SHORT TASK:
Restate all the material verbatim, except for the pictures.

MATERIAL PROVIDED:
----------------

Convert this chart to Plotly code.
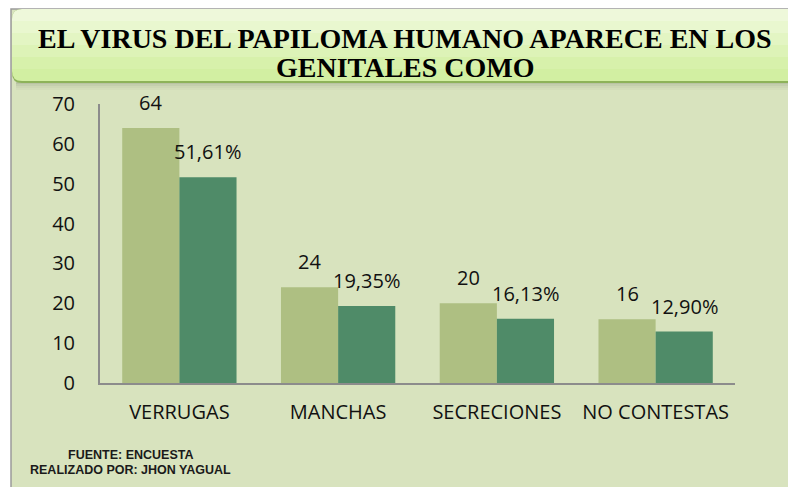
import plotly.graph_objects as go

# ---- data ----
categories = ["VERRUGAS", "MANCHAS", "SECRECIONES", "NO CONTESTAS"]
frecuencia = [64, 24, 20, 16]
porcentaje = [51.61, 19.35, 16.13, 12.90]
frecuencia_labels = ["64", "24", "20", "16"]
porcentaje_labels = ["51,61%", "19,35%", "16,13%", "12,90%"]
y_ticks = [0, 10, 20, 30, 40, 50, 60, 70]

title_line1 = "EL VIRUS DEL PAPILOMA HUMANO APARECE EN LOS"
title_line2 = "GENITALES COMO"
footer1 = "FUENTE: ENCUESTA"
footer2 = "REALIZADO POR: JHON YAGUAL"

# ---- geometry helpers (pixel -> paper) ----
W, H = 788, 487
ML, MR, MT, MB = 100, 53, 104, 104
PW, PH = W - ML - MR, H - MT - MB


def px(xp):
    return (xp - ML) / PW


def py(yp):
    return (H - MB - yp) / PH


fig = go.Figure()

fig.add_trace(go.Bar(
    x=categories, y=frecuencia, name="Frecuencia",
    marker=dict(color="#AEBF82", line=dict(width=0)),
))
fig.add_trace(go.Bar(
    x=categories, y=porcentaje, name="Porcentaje",
    marker=dict(color="#4F8B68", line=dict(width=0)),
))

shapes = []
# outer frame
shapes.append(dict(type="rect", xref="paper", yref="paper", layer="below",
                   x0=px(11), x1=px(800), y0=py(500), y1=py(9),
                   fillcolor="#D8E3BE", line=dict(color="#9A9A9A", width=1.5)))
# title box shadow
for i, c in enumerate(["#B9C3A4", "#C4CEAE", "#CDD7B5", "#D3DDBA"]):
    shapes.append(dict(type="rect", xref="paper", yref="paper", layer="below",
                       x0=px(16), x1=px(800), y0=py(84 + 2 * i), y1=py(82 + 2 * i),
                       fillcolor=c, line=dict(width=0)))
# title box with rounded left corners (gradient built from bands)
r = 10


def rounded_path(x0, y0, x1, y1, rad):
    return (f"M {px(x0 + rad)},{py(y0)} L {px(x1)},{py(y0)} L {px(x1)},{py(y1)} "
            f"L {px(x0 + rad)},{py(y1)} Q {px(x0)},{py(y1)} {px(x0)},{py(y1 - rad)} "
            f"L {px(x0)},{py(y0 + rad)} Q {px(x0)},{py(y0)} {px(x0 + rad)},{py(y0)} Z")


shapes.append(dict(type="path", xref="paper", yref="paper", layer="below",
                   path=rounded_path(12, 9, 800, 83, r), fillcolor="#8DB25A",
                   line=dict(width=0)))
band_cols = ["#EEF8DA", "#E9F7CF", "#E3F5C3", "#DDF3B7", "#D7F1AB", "#D2EFA2"]
n = len(band_cols)
top, bot = 9, 81
for i, c in enumerate(band_cols):
    y0 = top + (bot - top) * i / n
    y1 = top + (bot - top) * (i + 1) / n
    if i == 0:
        path = (f"M {px(12 + r)},{py(y0)} L {px(800)},{py(y0)} L {px(800)},{py(y1)} "
                f"L {px(12)},{py(y1)} L {px(12)},{py(y0 + r)} "
                f"Q {px(12)},{py(y0)} {px(12 + r)},{py(y0)} Z")
    elif i == n - 1:
        path = (f"M {px(12)},{py(y0)} L {px(800)},{py(y0)} L {px(800)},{py(y1)} "
                f"L {px(12 + r)},{py(y1)} Q {px(12)},{py(y1)} {px(12)},{py(y1 - r)} Z")
    else:
        path = (f"M {px(12)},{py(y0)} L {px(800)},{py(y0)} L {px(800)},{py(y1)} "
                f"L {px(12)},{py(y1)} Z")
    shapes.append(dict(type="path", xref="paper", yref="paper", layer="below",
                       path=path, fillcolor=c, line=dict(width=0)))

annotations = []
title_font = dict(family="Liberation Serif, DejaVu Serif, Times New Roman, serif",
                  size=28, color="#000000")
annotations.append(dict(text=f"<b>{title_line1}</b>", xref="paper", yref="paper",
                        x=px(405), y=py(39), xanchor="center", yanchor="middle",
                        showarrow=False, font=title_font))
annotations.append(dict(text=f"<b>{title_line2}</b>", xref="paper", yref="paper",
                        x=px(405), y=py(67), xanchor="center", yanchor="middle",
                        showarrow=False, font=title_font))

label_font = dict(family="Open Sans", size=20, color="#111111")
for cat, v, lab in zip(categories, frecuencia, frecuencia_labels):
    annotations.append(dict(x=cat, y=v, text=lab, xref="x", yref="y",
                            xshift=-28.6, yshift=10, yanchor="bottom",
                            showarrow=False, font=label_font))
for cat, v, lab in zip(categories, porcentaje, porcentaje_labels):
    annotations.append(dict(x=cat, y=v, text=lab, xref="x", yref="y",
                            xshift=28.6, yshift=10, yanchor="bottom",
                            showarrow=False, font=label_font))

footer_font = dict(family="Liberation Sans, Arial, sans-serif", size=12.5, color="#1a1a1a")
annotations.append(dict(text=f"<b>{footer1}</b>", xref="paper", yref="paper",
                        x=px(130), y=py(455), xanchor="center", yanchor="middle",
                        showarrow=False, font=footer_font))
annotations.append(dict(text=f"<b>{footer2}</b>", xref="paper", yref="paper",
                        x=px(130), y=py(470), xanchor="center", yanchor="middle",
                        showarrow=False, font=footer_font))

fig.update_layout(
    width=W, height=H,
    margin=dict(l=ML, r=MR, t=MT, b=MB, pad=0),
    paper_bgcolor="#FFFFFF",
    plot_bgcolor="rgba(0,0,0,0)",
    barmode="group", bargap=0.28, bargroupgap=0,
    showlegend=False,
    shapes=shapes,
    annotations=annotations,
    xaxis=dict(showline=True, linecolor="#8C8C8C", linewidth=2, showgrid=False,
               ticks="", tickfont=dict(family="Open Sans", size=20, color="#111111"),
               ticklabelstandoff=10, zeroline=False),
    yaxis=dict(range=[0, 70], tickvals=y_ticks, showline=True, linecolor="#8C8C8C",
               linewidth=2, showgrid=False, ticks="", zeroline=False,
               tickfont=dict(family="Open Sans", size=20, color="#111111"),
               ticklabelstandoff=19),
)

fig.write_html("out.html",
               config={"displayModeBar": False},
               post_script="document.body.style.margin='0';"
                           "document.body.style.overflow='hidden';")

----------------

EXERCISE OUTPUT:
Convert this chart to Plotly code.
import plotly.graph_objects as go

# ---- data ----
categories = ["VERRUGAS", "MANCHAS", "SECRECIONES", "NO CONTESTAS"]
frecuencia = [64, 24, 20, 16]
porcentaje = [51.61, 19.35, 16.13, 12.90]
frecuencia_labels = ["64", "24", "20", "16"]
porcentaje_labels = ["51,61%", "19,35%", "16,13%", "12,90%"]
y_ticks = [0, 10, 20, 30, 40, 50, 60, 70]

title_line1 = "EL VIRUS DEL PAPILOMA HUMANO APARECE EN LOS"
title_line2 = "GENITALES COMO"
footer1 = "FUENTE: ENCUESTA"
footer2 = "REALIZADO POR: JHON YAGUAL"

# ---- geometry helpers (pixel -> paper) ----
W, H = 788, 487
ML, MR, MT, MB = 100, 53, 104, 104
PW, PH = W - ML - MR, H - MT - MB


def px(xp):
    return (xp - ML) / PW


def py(yp):
    return (H - MB - yp) / PH


fig = go.Figure()

fig.add_trace(go.Bar(
    x=categories, y=frecuencia, name="Frecuencia",
    marker=dict(color="#AEBF82", line=dict(width=0)),
))
fig.add_trace(go.Bar(
    x=categories, y=porcentaje, name="Porcentaje",
    marker=dict(color="#4F8B68", line=dict(width=0)),
))

shapes = []
# outer frame
shapes.append(dict(type="rect", xref="paper", yref="paper", layer="below",
                   x0=px(11), x1=px(800), y0=py(500), y1=py(9),
                   fillcolor="#D8E3BE", line=dict(color="#9A9A9A", width=1.5)))
# title box shadow
for i, c in enumerate(["#B9C3A4", "#C4CEAE", "#CDD7B5", "#D3DDBA"]):
    shapes.append(dict(type="rect", xref="paper", yref="paper", layer="below",
                       x0=px(16), x1=px(800), y0=py(84 + 2 * i), y1=py(82 + 2 * i),
                       fillcolor=c, line=dict(width=0)))
# title box with rounded left corners (gradient built from bands)
r = 10


def rounded_path(x0, y0, x1, y1, rad):
    return (f"M {px(x0 + rad)},{py(y0)} L {px(x1)},{py(y0)} L {px(x1)},{py(y1)} "
            f"L {px(x0 + rad)},{py(y1)} Q {px(x0)},{py(y1)} {px(x0)},{py(y1 - rad)} "
            f"L {px(x0)},{py(y0 + rad)} Q {px(x0)},{py(y0)} {px(x0 + rad)},{py(y0)} Z")


shapes.append(dict(type="path", xref="paper", yref="paper", layer="below",
                   path=rounded_path(12, 9, 800, 83, r), fillcolor="#8DB25A",
                   line=dict(width=0)))
band_cols = ["#EEF8DA", "#E9F7CF", "#E3F5C3", "#DDF3B7", "#D7F1AB", "#D2EFA2"]
n = len(band_cols)
top, bot = 9, 81
for i, c in enumerate(band_cols):
    y0 = top + (bot - top) * i / n
    y1 = top + (bot - top) * (i + 1) / n
    if i == 0:
        path = (f"M {px(12 + r)},{py(y0)} L {px(800)},{py(y0)} L {px(800)},{py(y1)} "
                f"L {px(12)},{py(y1)} L {px(12)},{py(y0 + r)} "
                f"Q {px(12)},{py(y0)} {px(12 + r)},{py(y0)} Z")
    elif i == n - 1:
        path = (f"M {px(12)},{py(y0)} L {px(800)},{py(y0)} L {px(800)},{py(y1)} "
                f"L {px(12 + r)},{py(y1)} Q {px(12)},{py(y1)} {px(12)},{py(y1 - r)} Z")
    else:
        path = (f"M {px(12)},{py(y0)} L {px(800)},{py(y0)} L {px(800)},{py(y1)} "
                f"L {px(12)},{py(y1)} Z")
    shapes.append(dict(type="path", xref="paper", yref="paper", layer="below",
                       path=path, fillcolor=c, line=dict(width=0)))

annotations = []
title_font = dict(family="Liberation Serif, DejaVu Serif, Times New Roman, serif",
                  size=28, color="#000000")
annotations.append(dict(text=f"<b>{title_line1}</b>", xref="paper", yref="paper",
                        x=px(405), y=py(39), xanchor="center", yanchor="middle",
                        showarrow=False, font=title_font))
annotations.append(dict(text=f"<b>{title_line2}</b>", xref="paper", yref="paper",
                        x=px(405), y=py(67), xanchor="center", yanchor="middle",
                        showarrow=False, font=title_font))

label_font = dict(family="Open Sans", size=20, color="#111111")
for cat, v, lab in zip(categories, frecuencia, frecuencia_labels):
    annotations.append(dict(x=cat, y=v, text=lab, xref="x", yref="y",
                            xshift=-28.6, yshift=10, yanchor="bottom",
                            showarrow=False, font=label_font))
for cat, v, lab in zip(categories, porcentaje, porcentaje_labels):
    annotations.append(dict(x=cat, y=v, text=lab, xref="x", yref="y",
                            xshift=28.6, yshift=10, yanchor="bottom",
                            showarrow=False, font=label_font))

footer_font = dict(family="Liberation Sans, Arial, sans-serif", size=12.5, color="#1a1a1a")
annotations.append(dict(text=f"<b>{footer1}</b>", xref="paper", yref="paper",
                        x=px(130), y=py(455), xanchor="center", yanchor="middle",
                        showarrow=False, font=footer_font))
annotations.append(dict(text=f"<b>{footer2}</b>", xref="paper", yref="paper",
                        x=px(130), y=py(470), xanchor="center", yanchor="middle",
                        showarrow=False, font=footer_font))

fig.update_layout(
    width=W, height=H,
    margin=dict(l=ML, r=MR, t=MT, b=MB, pad=0),
    paper_bgcolor="#FFFFFF",
    plot_bgcolor="rgba(0,0,0,0)",
    barmode="group", bargap=0.28, bargroupgap=0,
    showlegend=False,
    shapes=shapes,
    annotations=annotations,
    xaxis=dict(showline=True, linecolor="#8C8C8C", linewidth=2, showgrid=False,
               ticks="", tickfont=dict(family="Open Sans", size=20, color="#111111"),
               ticklabelstandoff=10, zeroline=False),
    yaxis=dict(range=[0, 70], tickvals=y_ticks, showline=True, linecolor="#8C8C8C",
               linewidth=2, showgrid=False, ticks="", zeroline=False,
               tickfont=dict(family="Open Sans", size=20, color="#111111"),
               ticklabelstandoff=19),
)

fig.write_html("out.html",
               config={"displayModeBar": False},
               post_script="document.body.style.margin='0';"
                           "document.body.style.overflow='hidden';")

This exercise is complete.